Конечно, и до этого теряли, но не так много. Самое тягостное впечатление у меня осталось от эпизода, случившегося весной 42-го. У нас был начальник штаба, Женя Преображенский, выходец из аристократии. Красивый парень, высокий. Он отличался от всех нас. Какая-то в нем породистость была. Я помню, еще снег кое-где лежал. Его ранило. Мы его вытащили, посадили к березке. Он сидит. Очнулся. Врач сказал: «Не надо везти, не поможет». Открыл глаза и говорит: «А знаете, ребята, я ведь ни одной девочки за всю жизнь не поцеловал», – и умер. Под березкой этой мы его и похоронили.
Дальность у М-8 – 4700 метров. Значит, подтягивали установки близко к переднему краю. Конечно, закапывались. Делали запасные позиции. Попадало и от артиллерии, и от авиации. В основном авиация. В летней кампании под Брянском за нами немцы просто гонялись. Рама как нас засечет, так над нами и ползает. Это значит, каждые тридцать минут – бомбежка. Спаслись – врассыпную. На дивизион давался зенитный взвод. В нем должно было быть два орудия 37-мм и два ДШК. ДШК были, а пушек не было. А что эти пулеметы могли сделать? В основном спасали лопаты. Солдаты были хорошие, все понимали. Они же видели, что мы их стараемся беречь, поэтому и нас они берегли. Один раз я только солдата побил. В конце войны, я уже начштаба дивизиона был, разрешали посылки посылать домой раз в месяц до 5 кг. Пашков – хороший солдат, мастер на все руки, наводчик нашел какой-то тазик и собрался его домой послать. Тут крик: «Танки! К бою!» А он с этим тазиком от орудия бегом. Я его догнал, таз вырвал, как дал им ему по голове, и он молча побежал к орудию. На следующий день приходит смершевец: «Ростислав, говорят, у тебя Пашков вчера убежал от орудия». – «Откуда ты взял?! Ты что?! Ничего не было!». Он улыбается. Солдаты на это не обижались, но и я имел право так поступить, поскольку не дрейфил, и солдат берег!
– Какова была тактика применения «катюш»? Стреляли и сразу уезжали?
– Необязательно – чепуха это. Вот когда были в 10-й армии, так командующий сказал: «Стрельнете и езжайте на другой фланг». А это 80 км! В 1942 г. стали применяться кочующие установки.
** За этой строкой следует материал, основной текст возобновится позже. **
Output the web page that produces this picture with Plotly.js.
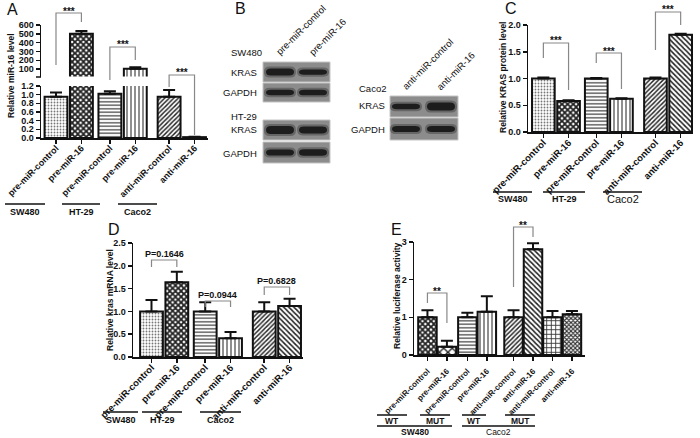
<!DOCTYPE html>
<html><head><meta charset="utf-8">
<script src="https://cdn.plot.ly/plotly-3.0.1.min.js"></script>
<style>html,body{margin:0;padding:0;background:#fff}#chart{width:700px;height:438px}</style>
</head><body><div id="chart"></div>
<script>
// ---------------- DATA ----------------
const catsA = ['pre-miR-control','pre-miR-16','pre-miR-control','pre-miR-16','anti-miR-control','anti-miR-16'];
const groupA = [0,0,1,1,2,2];
const meanA = [0.95, 500, 1.02, 105, 0.95, 0.02];
const errA  = [0.10, 32, 0.06, 15, 0.16, 0.01];
const cellLinesA = ['SW480','HT-29','Caco2'];

const catsC = ['pre-miR-control','pre-miR-16','pre-miR-control','pre-miR-16','anti-miR-control','anti-miR-16'];
const groupC = [0,0,1,1,2,2];
const meanC = [1.0, 0.58, 1.0, 0.62, 1.0, 1.82];
const errC  = [0.02, 0.015, 0.01, 0.01, 0.02, 0.015];
const cellLinesC = ['SW480','HT-29','Caco2'];

const catsD = ['pre-miR-control','pre-miR-16','pre-miR-control','pre-miR-16','anti-miR-control','anti-miR-16'];
const groupD = [0,0,1,1,2,2];
const meanD = [1.0, 1.64, 1.0, 0.41, 1.0, 1.12];
const errD  = [0.25, 0.23, 0.20, 0.14, 0.20, 0.16];
const pValuesD = ['P=0.1646','P=0.0944','P=0.6828'];
const cellLinesD = ['SW480','HT-29','Caco2'];

const catsE = ['pre-miR-control','pre-miR-16','pre-miR-control','pre-miR-16','anti-miR-control','anti-miR-16','anti-miR-control','anti-miR-16'];
const groupE = [0,0,1,1,2,2,3,3];
const meanE = [1.0, 0.22, 1.0, 1.15, 1.0, 2.81, 1.0, 1.08];
const errE  = [0.19, 0.16, 0.12, 0.41, 0.19, 0.16, 0.17, 0.09];
const constructE = ['WT','MUT','WT','MUT'];
const cellLinesE = ['SW480','Caco2'];

// western blot (relative band intensity)
const lanesB1 = ['pre-miR-control','pre-miR-16'];
const lanesB2 = ['anti-miR-control','anti-miR-16'];
const krasSW480 = [1.0, 0.75];
const gapdhSW480 = [0.9, 0.95];
const krasHT29 = [1.0, 0.85];
const gapdhHT29 = [0.95, 1.0];
const krasCaco2 = [0.7, 1.0];
const gapdhCaco2 = [0.95, 0.9];

// ---------------- LAYOUT HELPERS ----------------
const W = 700, H = 438;
const X = px => px / W, Y = py => 1 - py / H;
const FONT = 'Liberation Sans, Arial, Helvetica, sans-serif';
const INK = '#111';
const shapes = [], annotations = [];

function positions(groups, offs) { return groups.map((g, i) => i + offs[g]); }
function mapX(g, p) { return g.x0 + (p - g.r0) / (g.r1 - g.r0) * (g.x1 - g.x0); }

const gA = {x0: 41, x1: 208, r0: -0.59, r1: 5.98, offs: [0, 0.12, 0.45]};
const gC = {x0: 528, x1: 693, r0: -0.61, r1: 5.94, offs: [0, 0.10, 0.45]};
const gD = {x0: 133, x1: 303, r0: -0.73, r1: 5.98, offs: [0, 0.12, 0.45]};
const gE = {x0: 414, x1: 585, r0: -0.69, r1: 8.09, offs: [0, 0.05, 0.42, 0.42]};
const upperRangeA = [10, 600];

const posA = positions(groupA, gA.offs);
const posC = positions(groupC, gC.offs);
const posD = positions(groupD, gD.offs);
const posE = positions(groupE, gE.offs);

const pat6 = {shape: ['.', 'x', '-', '|', '/', '\\'], fg: ['#777', '#222', '#555', '#444', '#222', '#222'],
  size: [3, 4, 3.5, 4, 3.2, 3.6], sol: [0.3, 0.7, 0.4, 0.3, 0.45, 0.45]};
const pat8 = {shape: ['x', 'x', '-', '|', '/', '\\', '+', 'x'], fg: ['#222', '#222', '#555', '#444', '#222', '#222', '#333', '#333'],
  size: [4, 6, 3.5, 4, 3.2, 3.6, 4.5, 3], sol: [0.7, 0.4, 0.4, 0.3, 0.45, 0.45, 0.35, 0.6]};

function barTrace(pos, mean, err, xa, ya, pat, width) {
  return {type: 'bar', x: pos, y: mean, xaxis: xa, yaxis: ya, width: width,
    marker: {color: 'white', line: {color: INK, width: 2},
      pattern: {shape: pat.shape, fgcolor: pat.fg, bgcolor: 'white', size: pat.size, solidity: pat.sol, fillmode: 'replace'}},
    error_y: {type: 'data', symmetric: false, array: err, arrayminus: err.map(() => 0), color: INK, thickness: 2, width: 6},
    hoverinfo: 'skip', showlegend: false};
}

function xAxis(g, pos, cats, anchor, fs, standoff) {
  return {domain: [X(g.x0), X(g.x1)], range: [g.r0, g.r1], anchor: anchor, tickmode: 'array', tickvals: pos, ticktext: cats,
    tickangle: -45, ticks: 'outside', ticklen: 4, tickwidth: 1.5, tickcolor: INK, showline: true, linecolor: INK, linewidth: 1.5,
    ticklabelstandoff: standoff,
    showgrid: false, zeroline: false, fixedrange: true, tickfont: {family: FONT, size: fs, color: INK, weight: 'bold'}};
}
function yAxis(top, bot, range, vals, fmt, anchor) {
  return {domain: [Y(bot), Y(top)], range: range, anchor: anchor, tickmode: 'array', tickvals: vals, tickformat: fmt,
    ticks: 'outside', ticklen: 4, tickwidth: 1.5, tickcolor: INK, showline: true, linecolor: INK, linewidth: 1.5,
    showgrid: false, zeroline: false, fixedrange: true, tickfont: {family: FONT, size: 9, color: INK, weight: 'bold'}};
}

function text(px, py, t, opt) {
  opt = opt || {};
  annotations.push({xref: 'paper', yref: 'paper', x: X(px), y: Y(py), text: t, showarrow: false,
    xanchor: opt.xa || 'center', yanchor: 'middle', textangle: opt.angle || 0,
    font: {family: FONT, size: opt.size || 9, color: INK, weight: opt.weight || 'bold'}});
}
function line(x0, y0, x1, y1, color, w) {
  shapes.push({type: 'line', xref: 'paper', yref: 'paper', x0: X(x0), y0: Y(y0), x1: X(x1), y1: Y(y1),
    line: {color: color || INK, width: w || 1.5}});
}
function bracket(g, pos, iL, iR, top, botL, botR, label, fs) {
  const xl = mapX(g, pos[iL]), xr = mapX(g, pos[iR]);
  shapes.push({type: 'path', xref: 'paper', yref: 'paper',
    path: `M${X(xl)},${Y(botL)} L${X(xl)},${Y(top)} L${X(xr)},${Y(top)} L${X(xr)},${Y(botR)}`,
    line: {color: '#888', width: 1.2}});
  text((xl + xr) / 2, top - (label.startsWith('P') ? 6 : 2), label, {size: fs || 9});
}
function groupLabel(x0, x1, yLine, label, opt, dy) {
  line(x0, yLine, x1, yLine, INK, 1.5);
  text((x0 + x1) / 2, yLine + (dy || 7.5), label, opt);
}

// ---------------- TRACES ----------------
// upper segment of the broken axis only shows the bars that reach into it
const upperA = barTrace(posA, meanA.map(v => v > upperRangeA[0] ? v : null), errA, 'x5', 'y2', pat6, 0.9);
const traces = [
  barTrace(posA, meanA, errA, 'x', 'y', pat6, 0.9),
  upperA,
  barTrace(posC, meanC, errC, 'x2', 'y3', pat6, 0.9),
  barTrace(posD, meanD, errD, 'x3', 'y4', pat6, 0.9),
  barTrace(posE, meanE, errE, 'x4', 'y5', pat8, 0.95)
];
traces[0].marker.pattern.fgcolor = pat6.fg.map((c, i) => i === 5 ? INK : c);
traces[0].marker.pattern.solidity = pat6.sol.map((s, i) => i === 5 ? 1 : s);

// ---------------- ANNOTATIONS / SHAPES ----------------
// gap between the two segments of the broken axis in A
shapes.push({type: 'rect', xref: 'paper', yref: 'paper', x0: X(42), x1: X(210), y0: Y(85.4), y1: Y(76.6),
  fillcolor: 'white', line: {width: 0}, layer: 'above'});

text(12, 10, 'A', {size: 16, weight: 'normal'});
text(240, 8, 'B', {size: 16, weight: 'normal'});
text(511, 9, 'C', {size: 16, weight: 'normal'});
text(114, 229, 'D', {size: 16, weight: 'normal'});
text(396, 229, 'E', {size: 16, weight: 'normal'});

text(11, 76, 'Relative miR-16 level', {angle: -90, size: 8.5});
text(503, 77, 'Relative KRAS protein level', {angle: -90, size: 8.5});
text(110, 300, 'Relative kras mRNA level', {angle: -90, size: 8.5});
text(397, 296, 'Relative luciferase activity', {angle: -90, size: 8.5});

// axis break mark in A
line(36, 77, 41, 77, INK, 1.5);

bracket(gA, posA, 0, 1, 13, 65, 22, '***', 10);
bracket(gA, posA, 2, 3, 47, 80, 60, '***', 10);
bracket(gA, posA, 4, 5, 75, 87, 135, '***', 10);
bracket(gC, posC, 0, 1, 43, 58, 90, '***', 10);
bracket(gC, posC, 2, 3, 53, 63, 89, '***', 10);
bracket(gC, posC, 4, 5, 12, 50, 25, '***', 10);
bracket(gD, posD, 0, 1, 260, 267, 267, pValuesD[0], 9);
bracket(gD, posD, 2, 3, 301, 307, 307, pValuesD[1], 9);
bracket(gD, posD, 4, 5, 287, 295, 295, pValuesD[2], 9);
bracket(gE, posE, 0, 1, 293, 303, 323, '**', 10);
bracket(gE, posE, 4, 5, 227, 287, 237, '**', 10);

groupLabel(5, 45, 204, cellLinesA[0]);
groupLabel(62, 100, 204, cellLinesA[1]);
groupLabel(118, 157, 204, cellLinesA[2]);
groupLabel(493, 532, 192, cellLinesC[0], {size: 9});
groupLabel(543, 585, 192, cellLinesC[1], {size: 9});
groupLabel(603, 642, 192, cellLinesC[2], {size: 11, weight: 'normal'});
groupLabel(103, 138, 412, cellLinesD[0]);
groupLabel(142, 182, 412, cellLinesD[1]);
groupLabel(200, 241, 412, cellLinesD[2]);
groupLabel(377, 407, 415, constructE[0], {size: 8.5}, 5.5);
groupLabel(420, 450, 415, constructE[1], {size: 8.5}, 5.5);
groupLabel(462, 486, 415, constructE[2], {size: 8.5}, 5.5);
groupLabel(505, 535, 415, constructE[3], {size: 8.5}, 5.5);
groupLabel(377, 452, 426, cellLinesE[0], {size: 8.5}, 6);
groupLabel(462, 535, 426, cellLinesE[1], {size: 8.5, weight: 'normal'}, 6);

// ---------------- WESTERN BLOTS (panel B) ----------------
function bandPath(cx, cy, hw, hh) {
  const r = Math.min(hw * 0.35, 6);
  const l = cx - hw, rt = cx + hw, t = cy - hh, b = cy + hh;
  return `M${X(l)},${Y(cy)} Q${X(l)},${Y(t)} ${X(l + r)},${Y(t)} L${X(rt - r)},${Y(t)} Q${X(rt)},${Y(t)} ${X(rt)},${Y(cy)} ` +
         `Q${X(rt)},${Y(b)} ${X(rt - r)},${Y(b)} L${X(l + r)},${Y(b)} Q${X(l)},${Y(b)} ${X(l)},${Y(cy)} Z`;
}
function blot(x0, x1, y0, y1, lanes, hw, intens, maxH) {
  shapes.push({type: 'rect', xref: 'paper', yref: 'paper', x0: X(x0), x1: X(x1), y0: Y(y1), y1: Y(y0),
    fillcolor: '#8c8c8c', line: {color: '#c4c4c4', width: 1}});
  const cy = (y0 + y1) / 2;
  lanes.forEach((cx, i) => {
    const hh = maxH * intens[i] / 2;
    shapes.push({type: 'path', xref: 'paper', yref: 'paper', path: bandPath(cx, cy, hw + 1, hh + 2),
      fillcolor: '#555', opacity: 0.7, line: {width: 0}});
    shapes.push({type: 'path', xref: 'paper', yref: 'paper', path: bandPath(cx, cy, hw - 1, hh),
      fillcolor: '#1d1d1d', line: {width: 0}});
  });
}
blot(263, 330, 62, 82, [280, 313], 15, krasSW480, 7);
blot(263, 330, 83, 102, [280, 313], 15, gapdhSW480, 6);
blot(263, 330, 120, 140, [280, 313], 15, krasHT29, 8);
blot(263, 330, 142, 163, [280, 313], 15, gapdhHT29, 6.5);
blot(390, 458, 96, 117, [406, 441], 15, krasCaco2, 8);
blot(390, 458, 118, 140, [406, 441], 15, gapdhCaco2, 6.5);

const bf = {weight: 'normal', size: 9.5};
text(300, 30, lanesB1[0], Object.assign({angle: -45}, bf));
text(328, 37, lanesB1[1], Object.assign({angle: -45}, bf));
text(427, 64, lanesB2[0], Object.assign({angle: -45}, bf));
text(455, 71, lanesB2[1], Object.assign({angle: -45}, bf));
text(229, 52, 'SW480', Object.assign({xa: 'left'}, bf));
text(259, 72, 'KRAS', Object.assign({xa: 'right'}, bf));
text(259, 93, 'GAPDH', Object.assign({xa: 'right'}, bf));
text(229, 117, 'HT-29', Object.assign({xa: 'left'}, bf));
text(259, 130, 'KRAS', Object.assign({xa: 'right'}, bf));
text(259, 153, 'GAPDH', Object.assign({xa: 'right'}, bf));
text(357, 88, 'Caco2', Object.assign({xa: 'left'}, bf));
text(387, 106, 'KRAS', Object.assign({xa: 'right'}, bf));
text(387, 129, 'GAPDH', Object.assign({xa: 'right'}, bf));

// ---------------- LAYOUT ----------------
const layout = {
  width: W, height: H, margin: {l: 0, r: 0, t: 0, b: 0},
  paper_bgcolor: 'white', plot_bgcolor: 'rgba(0,0,0,0)', showlegend: false, bargap: 0,
  font: {family: FONT, color: INK},
  xaxis: xAxis(gA, posA, catsA, 'y', 9, -4),
  xaxis5: {domain: [X(gA.x0), X(gA.x1)], range: [gA.r0, gA.r1], anchor: 'y2', showline: false, ticks: '',
    showticklabels: false, showgrid: false, zeroline: false, fixedrange: true},
  yaxis: yAxis(86, 138, [0, 1.2], [0, 0.2, 0.4, 0.6, 0.8, 1.0, 1.2], '.1f', 'x'),
  yaxis2: yAxis(25, 77, upperRangeA, [100, 200, 300, 400, 500, 600], 'd', 'x5'),
  xaxis2: xAxis(gC, posC, catsC, 'y3', 9.5, -4),
  yaxis3: yAxis(25, 132, [0, 2.0], [0, 0.5, 1.0, 1.5, 2.0], '.1f', 'x2'),
  xaxis3: xAxis(gD, posD, catsD, 'y4', 9.5, -4),
  yaxis4: yAxis(243, 357, [0, 2.5], [0, 0.5, 1.0, 1.5, 2.0, 2.5], '.1f', 'x3'),
  xaxis4: xAxis(gE, posE, catsE, 'y5', 8, 3),
  yaxis5: yAxis(242, 355, [0, 3], [0, 1, 2, 3], 'd', 'x4'),
  shapes: shapes, annotations: annotations
};

Plotly.newPlot('chart', traces, layout, {staticPlot: true, displayModeBar: false});
</script>
</body></html>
Обычно огневые позиции оттянуты в тыл километра на 4. А тут выбирали какую-нибудь цель, подъезжали ночью вплоть до нейтральной полосы, шарахнули и – ходу! За «кочевку» давали дополнительно 150 граммов спирта. Этим пользовались начпроды. Напишут в ведомости: «На кочевку выезжало 40 человек», а я с собой всего человек 12 брал, ну и прикрытие пехотное, конечно, было. Половину маржи получали мы, командиры. Так что у нашего старшины (хороший мужик, из Нижнего. Мы его звали «Тыща», потому что он произносил не «тысяча», а «тыща») всегда было две фляжки на всякий случай. Вот один раз мы этим кочующим орудием здорово стрельнули. Потом уже нам донесли, что мы у немцев публичный дом в лесу разнесли. Так рады были! Всем солдатам медали дали. (Байка, про «катюши», накрывшие публичный дом, видимо, была довольно распространенной на фронте. Она встречается и в воспоминаниях других ветеранов, воевавших на разных фронтах. – А.Д.)